▶ **INSTRUCTIONS TO FOLLOW**: Please return exactly the run of lines that begins with the line containing "Give me the matplotlib source for this chart." and ends with the line containing "s.set_linewidth(0.8)", pictures excluded.

▶ **DATA SUPPLIED**:
= = = =
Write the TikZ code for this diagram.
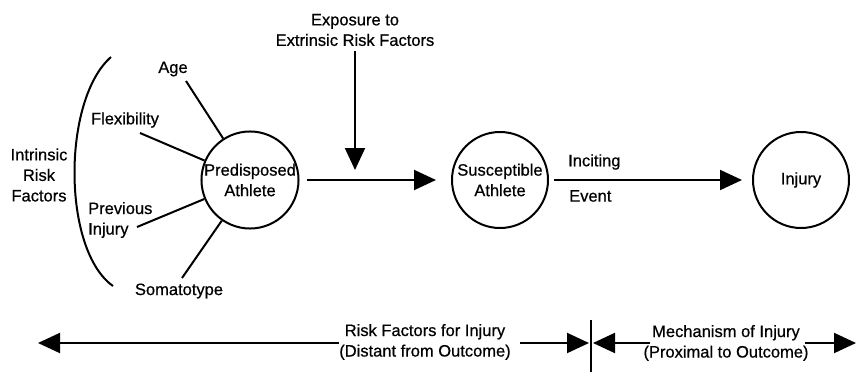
\documentclass[tikz,border=0pt]{standalone}
\usepackage{fontspec}
\setmainfont{Liberation Sans}[FakeBold=0.6]
\usetikzlibrary{arrows.meta}
\begin{document}
\begin{tikzpicture}[x=1pt,y=-1pt,
  lbl/.style={inner sep=1pt,align=center,font=\fontsize{16.5}{20.5}\selectfont},
  circ/.style={circle,draw,line width=2pt,minimum size=96pt,inner sep=0pt,align=center,font=\fontsize{16.5}{20.5}\selectfont},
  ln/.style={line width=2pt},
  arr/.style={line width=2pt,-{Triangle[length=22pt,width=20pt]}}]
\useasboundingbox (0,0) rectangle (857,372);
% circles
\node[circ] (pred) at (250,180) {Predisposed\\Athlete};
\node[circ] (susc) at (500,180) {Susceptible\\Athlete};
\node[circ] (inj) at (801,180) {Injury};
% factor labels
\node[lbl] (age) at (173,69) {Age};
\node[lbl] (flex) at (125,120) {Flexibility};
\node[lbl,align=left,anchor=west] (prev) at (87,220) {Previous\\Injury};
\node[lbl] (soma) at (179,291) {Somatotype};
\node[lbl] (intr) at (39,175) {Intrinsic\\Risk\\Factors};
\node[lbl] (expo) at (355,30) {Exposure to\\Extrinsic Risk Factors};
\node[lbl,anchor=west] (inc) at (567,162) {Inciting};
\node[lbl,anchor=west] (evt) at (568,196) {Event};
% factor lines
\coordinate (ageS) at (186,81);
\coordinate (flexS) at (140,133);
\coordinate (prevS) at (137,227);
\coordinate (somaS) at (182,278);
\draw[ln] (ageS) -- (pred);
\draw[ln] (flexS) -- (pred);
\draw[ln] (prevS) -- (pred);
\draw[ln] (somaS) -- (pred);
% bracket
\coordinate (brT) at (111,57);
\coordinate (brB) at (113,286);
\draw[ln] (brT) .. controls (62,100) and (62,250) .. (brB);
% main arrows
\draw[arr,shorten <=7pt,shorten >=15pt] (pred) -- (susc);
\coordinate (expoT) at (355,170);
\draw[arr,shorten <=4pt] (expo) -- (expoT);
\draw[arr,shorten <=5pt,shorten >=10pt] (susc) -- (inj);
% bottom
\node[lbl] (rf) at (425,342) {Risk Factors for Injury\\(Distant from Outcome)};
\node[lbl] (mech) at (726,343) {Mechanism of Injury\\(Proximal to Outcome)};
\coordinate (leftT) at (38,343);
\coordinate (barT) at (591,320);
\coordinate (barB) at (591,372);
\coordinate (barM) at (591,343);
\coordinate (rightT) at (856,343);
\draw[line width=2.6pt] (barT) -- (barB);
\draw[arr,shorten <=-1pt] (rf.west |- leftT) -- (leftT);
\draw[arr,shorten <=8pt,shorten >=2pt] (rf.east |- barM) -- (barM);
\draw[arr,shorten <=-8pt,shorten >=2pt] (mech.west |- barM) -- (barM);
\draw[arr,shorten <=-5pt] (mech.east |- rightT) -- (rightT);
\end{tikzpicture}
\end{document}
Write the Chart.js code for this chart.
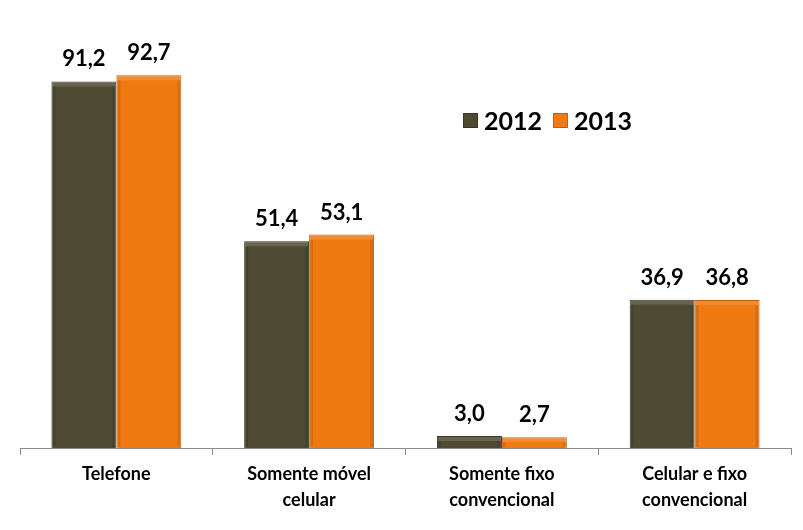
<!DOCTYPE html>
<html>
<head>
<meta charset="utf-8">
<script src="https://cdn.jsdelivr.net/npm/chart.js@4/dist/chart.umd.min.js"></script>
<style>
  html, body { margin: 0; padding: 0; background: #fff; }
  #wrap { width: 803px; height: 530px; }
</style>
</head>
<body>
<div id="wrap"><canvas id="chart" width="803" height="530"></canvas></div>
<script>
// categories and values
const categories = [
    ['Telefone'],
    ['Somente móvel', 'celular'],
    ['Somente fixo', 'convencional'],
    ['Celular e fixo', 'convencional']
];
const years = ['2012', '2013'];
const values2012 = [91.2, 51.4, 3.0, 36.9];
const values2013 = [92.7, 53.1, 2.7, 36.8];

const colors = ['#4f4a33', '#f07a12'];
const edgeColors = ['#3a3624', '#c8600a'];
const FONT = 'Lato, "Open Sans", sans-serif';

function fmt(v) {
    return v.toFixed(1).replace('.', ',');
}

// value labels + bevel look on each bar
const barExtras = {
    id: 'barExtras',
    afterDatasetsDraw(chart) {
        const ctx = chart.ctx;
        chart.data.datasets.forEach((ds, i) => {
            const meta = chart.getDatasetMeta(i);
            meta.data.forEach((bar, j) => {
                const left = bar.x - bar.width / 2;
                const top = bar.y;
                const h = bar.base - bar.y;
                ctx.save();
                ctx.fillStyle = 'rgba(255,255,255,0.14)';
                ctx.fillRect(left + 1, top + 1, bar.width - 2, Math.min(4, h - 1));
                ctx.fillStyle = 'rgba(0,0,0,0.10)';
                ctx.fillRect(left + 1, top + 5, 3, Math.max(0, h - 6));
                ctx.fillRect(left + bar.width - 4, top + 5, 3, Math.max(0, h - 6));
                ctx.restore();

                ctx.save();
                ctx.font = 'bold 22px ' + FONT;
                ctx.fillStyle = '#000';
                ctx.textAlign = 'center';
                ctx.textBaseline = 'bottom';
                ctx.fillText(fmt(ds.data[j]), bar.x, bar.y - 11);
                ctx.restore();
            });
        });
    }
};

// legend drawn inside the plot area
const innerLegend = {
    id: 'innerLegend',
    afterDraw(chart) {
        const ctx = chart.ctx;
        let x = 463;
        const y = 121;
        ctx.save();
        ctx.font = 'bold 25px ' + FONT;
        ctx.textBaseline = 'middle';
        chart.data.datasets.forEach((ds, i) => {
            ctx.fillStyle = ds.backgroundColor;
            ctx.fillRect(x, y - 8, 15, 15);
            ctx.strokeStyle = ds.borderColor;
            ctx.lineWidth = 1;
            ctx.strokeRect(x + 0.5, y - 7.5, 14, 14);
            ctx.fillStyle = '#000';
            ctx.textAlign = 'left';
            ctx.fillText(ds.label, x + 21, y + 1);
            x += 90;
        });
        ctx.restore();
    }
};

new Chart(document.getElementById('chart'), {
    type: 'bar',
    data: {
        labels: categories,
        datasets: [
            {
                label: years[0],
                data: values2012,
                backgroundColor: colors[0],
                borderColor: edgeColors[0],
                borderWidth: 1
            },
            {
                label: years[1],
                data: values2013,
                backgroundColor: colors[1],
                borderColor: edgeColors[1],
                borderWidth: 1
            }
        ]
    },
    options: {
        responsive: false,
        animation: false,
        layout: { padding: { left: 20, right: 12, top: 46, bottom: 0 } },
        plugins: {
            legend: { display: false },
            tooltip: { enabled: false }
        },
        datasets: {
            bar: { barPercentage: 1, categoryPercentage: 0.674 }
        },
        scales: {
            x: {
                offset: true,
                grid: {
                    offset: true,
                    drawOnChartArea: false,
                    drawTicks: true,
                    tickLength: 7,
                    color: '#8a8a8a'
                },
                border: { color: '#8a8a8a', width: 1 },
                ticks: {
                    color: '#000',
                    padding: 7,
                    maxRotation: 0,
                    autoSkip: false,
                    font: { family: FONT, size: 18, weight: 'bold', lineHeight: 1.4 }
                },
                afterFit(scale) { scale.height = 82; }
            },
            y: {
                display: false,
                min: 0,
                max: 100
            }
        }
    },
    plugins: [barExtras, innerLegend]
});
</script>
</body>
</html>
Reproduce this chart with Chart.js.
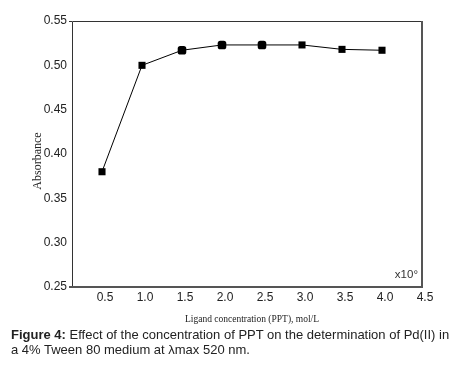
<!DOCTYPE html>
<html>
<head>
<meta charset="utf-8">
<script src="https://cdn.jsdelivr.net/npm/chart.js@4/dist/chart.umd.min.js"></script>
<style>
  html, body { margin: 0; padding: 0; background: #fff; }
  #wrap { position: relative; width: 456px; height: 373px; }
  #c { position: absolute; left: 0; top: 0; }
  #cap { position: absolute; left: 11px; top: 327px; width: 445px; font-family: Arial, "Liberation Sans", sans-serif; font-size: 13px; line-height: 15px; color: #222; white-space: nowrap; }
</style>
</head>
<body>
<div id="wrap">
  <canvas id="c" width="456" height="373"></canvas>
  <div id="cap"><b>Figure 4:</b> Effect of the concentration of PPT on the determination of Pd(II) in<br>a 4% Tween 80 medium at λmax 520 nm.</div>
</div>
<script>
const concentrations = [0.5, 1.0, 1.5, 2.0, 2.5, 3.0, 3.5, 4.0];
const absorbance = [0.38, 0.50, 0.517, 0.523, 0.523, 0.523, 0.518, 0.517];
const xTickValues = [0.5, 1.0, 1.5, 2.0, 2.5, 3.0, 3.5, 4.0, 4.5];
const yTickValues = [0.25, 0.30, 0.35, 0.40, 0.45, 0.50, 0.55];
const xTitle = "Ligand concentration (PPT), mol/L";
const yTitle = "Absorbance";
const multiplierText = "x10°";

const points = concentrations.map((x, i) => ({ x: x, y: absorbance[i] }));

const framePlugin = {
  id: 'frame',
  afterDraw(chart) {
    const ctx = chart.ctx;
    const a = chart.chartArea;
    ctx.save();
    // left & top thin (top extends left as a short tick)
    ctx.strokeStyle = '#333';
    ctx.lineWidth = 1;
    ctx.beginPath();
    ctx.moveTo(a.left + 0.5, a.bottom);
    ctx.lineTo(a.left + 0.5, a.top + 0.5);
    ctx.lineTo(a.right, a.top + 0.5);
    ctx.moveTo(a.left - 3, a.top + 0.5);
    ctx.lineTo(a.left, a.top + 0.5);
    ctx.stroke();
    // right & bottom thicker
    ctx.strokeStyle = '#555';
    ctx.lineWidth = 2;
    ctx.beginPath();
    ctx.moveTo(a.right, a.top);
    ctx.lineTo(a.right, a.bottom);
    ctx.lineTo(a.left - 3, a.bottom);
    ctx.stroke();
    // multiplier
    ctx.fillStyle = '#333';
    ctx.font = '11.5px Arial, "Liberation Sans", sans-serif';
    ctx.textAlign = 'right';
    ctx.textBaseline = 'middle';
    ctx.fillText(multiplierText, a.right - 4, a.bottom - 12);
    // y title
    ctx.save();
    ctx.translate(38, 161);
    ctx.rotate(-Math.PI / 2);
    ctx.font = '12px "Liberation Serif", "Times New Roman", serif';
    ctx.textAlign = 'center';
    ctx.fillStyle = '#222';
    ctx.fillText(yTitle, 0, 0);
    ctx.restore();
    // x title
    ctx.font = '9.5px "Liberation Serif", "Times New Roman", serif';
    ctx.textAlign = 'center';
    ctx.fillStyle = '#222';
    ctx.fillText(xTitle, 252, 319);
    ctx.restore();
  }
};

new Chart(document.getElementById('c'), {
  type: 'line',
  data: {
    datasets: [{
      data: points,
      borderColor: '#000',
      borderWidth: 1,
      backgroundColor: '#000',
      pointBackgroundColor: '#000',
      pointBorderColor: '#000',
      pointStyle: ['rect', 'rect', 'rectRounded', 'rectRounded', 'rectRounded', 'rect', 'rect', 'rect'],
      pointRadius: 5,
      pointBorderWidth: 0,
      tension: 0,
      clip: false
    }]
  },
  options: {
    responsive: false,
    animation: false,
    events: [],
    layout: { padding: { left: 0, top: 21, right: 34, bottom: 0 } },
    plugins: { legend: { display: false }, tooltip: { enabled: false } },
    scales: {
      x: {
        type: 'linear',
        min: 0.125,
        max: 4.5,
        afterBuildTicks(scale) { scale.ticks = xTickValues.map(v => ({ value: v })); },
        afterFit(scale) { scale.height = 86; },
        grid: { display: false, drawTicks: false },
        border: { display: false },
        ticks: {
          color: '#222',
          font: { family: 'Arial, "Liberation Sans", sans-serif', size: 12 },
          padding: 3,
          labelOffset: 3,
          maxRotation: 0,
          autoSkip: false,
          callback: v => Number(v).toFixed(1)
        }
      },
      y: {
        type: 'linear',
        min: 0.25,
        max: 0.55,
        afterBuildTicks(scale) { scale.ticks = yTickValues.map(v => ({ value: v })); },
        afterFit(scale) { scale.width = 72; },
        grid: { display: false, drawTicks: false },
        border: { display: false },
        ticks: {
          color: '#222',
          font: { family: 'Arial, "Liberation Sans", sans-serif', size: 12 },
          padding: 5,
          autoSkip: false,
          callback: v => Number(v).toFixed(2)
        }
      }
    }
  },
  plugins: [framePlugin]
});
</script>
</body>
</html>
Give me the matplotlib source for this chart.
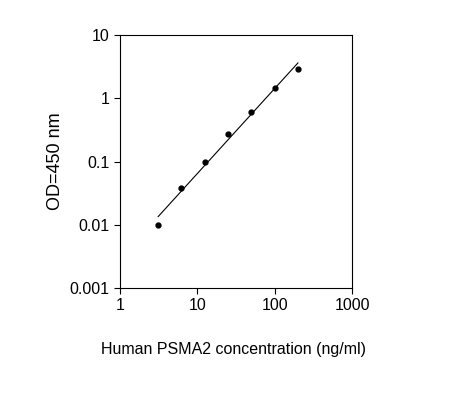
import numpy as np
import matplotlib
matplotlib.use("Agg")
import matplotlib.pyplot as plt
from matplotlib.ticker import FixedLocator, FixedFormatter, NullLocator

plt.rcParams['font.family'] = ['Liberation Sans', 'DejaVu Sans']

conc = [3.125, 6.25, 12.5, 25, 50, 100, 200]
od = [0.010, 0.038, 0.098, 0.27, 0.60, 1.45, 2.9]
x_ticks = [1, 10, 100, 1000]
x_labels = ['1', '10', '100', '1000']
y_ticks = [0.001, 0.01, 0.1, 1, 10]
y_labels = ['0.001', '0.01', '0.1', '1', '10']

fig = plt.figure(figsize=(4.49, 4.0), dpi=100)
ax = fig.add_axes([0.267, 0.28, 0.517, 0.6325])

# power-law fit in log-log space
slope, icpt = np.polyfit(np.log10(conc), np.log10(od), 1)
xf = np.array([conc[0], conc[-1]])
ax.plot(xf, 10 ** (icpt + slope * np.log10(xf)), color='black', lw=0.8)
ax.plot(conc, od, 'o', color='black', ms=3.5)

ax.set_xscale('log')
ax.set_yscale('log')
ax.set_xlim(1, 1000)
ax.set_ylim(0.001, 10)
ax.xaxis.set_major_locator(FixedLocator(x_ticks))
ax.xaxis.set_major_formatter(FixedFormatter(x_labels))
ax.yaxis.set_major_locator(FixedLocator(y_ticks))
ax.yaxis.set_major_formatter(FixedFormatter(y_labels))
ax.xaxis.set_minor_locator(NullLocator())
ax.yaxis.set_minor_locator(NullLocator())
ax.tick_params(direction='out', labelsize=11.5, length=4)
for s in ax.spines.values():
    s.set_linewidth(0.8)

ax.set_ylabel('OD=450 nm', fontsize=13, labelpad=4)
fig.text(0.52, 0.115, 'Human PSMA2 concentration (ng/ml)', ha='center', fontsize=11.5)

fig.savefig('out.png', dpi=100)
= = = =
▶ **TASK RESULT**:
Give me the matplotlib source for this chart.
import numpy as np
import matplotlib
matplotlib.use("Agg")
import matplotlib.pyplot as plt
from matplotlib.ticker import FixedLocator, FixedFormatter, NullLocator

plt.rcParams['font.family'] = ['Liberation Sans', 'DejaVu Sans']

conc = [3.125, 6.25, 12.5, 25, 50, 100, 200]
od = [0.010, 0.038, 0.098, 0.27, 0.60, 1.45, 2.9]
x_ticks = [1, 10, 100, 1000]
x_labels = ['1', '10', '100', '1000']
y_ticks = [0.001, 0.01, 0.1, 1, 10]
y_labels = ['0.001', '0.01', '0.1', '1', '10']

fig = plt.figure(figsize=(4.49, 4.0), dpi=100)
ax = fig.add_axes([0.267, 0.28, 0.517, 0.6325])

# power-law fit in log-log space
slope, icpt = np.polyfit(np.log10(conc), np.log10(od), 1)
xf = np.array([conc[0], conc[-1]])
ax.plot(xf, 10 ** (icpt + slope * np.log10(xf)), color='black', lw=0.8)
ax.plot(conc, od, 'o', color='black', ms=3.5)

ax.set_xscale('log')
ax.set_yscale('log')
ax.set_xlim(1, 1000)
ax.set_ylim(0.001, 10)
ax.xaxis.set_major_locator(FixedLocator(x_ticks))
ax.xaxis.set_major_formatter(FixedFormatter(x_labels))
ax.yaxis.set_major_locator(FixedLocator(y_ticks))
ax.yaxis.set_major_formatter(FixedFormatter(y_labels))
ax.xaxis.set_minor_locator(NullLocator())
ax.yaxis.set_minor_locator(NullLocator())
ax.tick_params(direction='out', labelsize=11.5, length=4)
for s in ax.spines.values():
    s.set_linewidth(0.8)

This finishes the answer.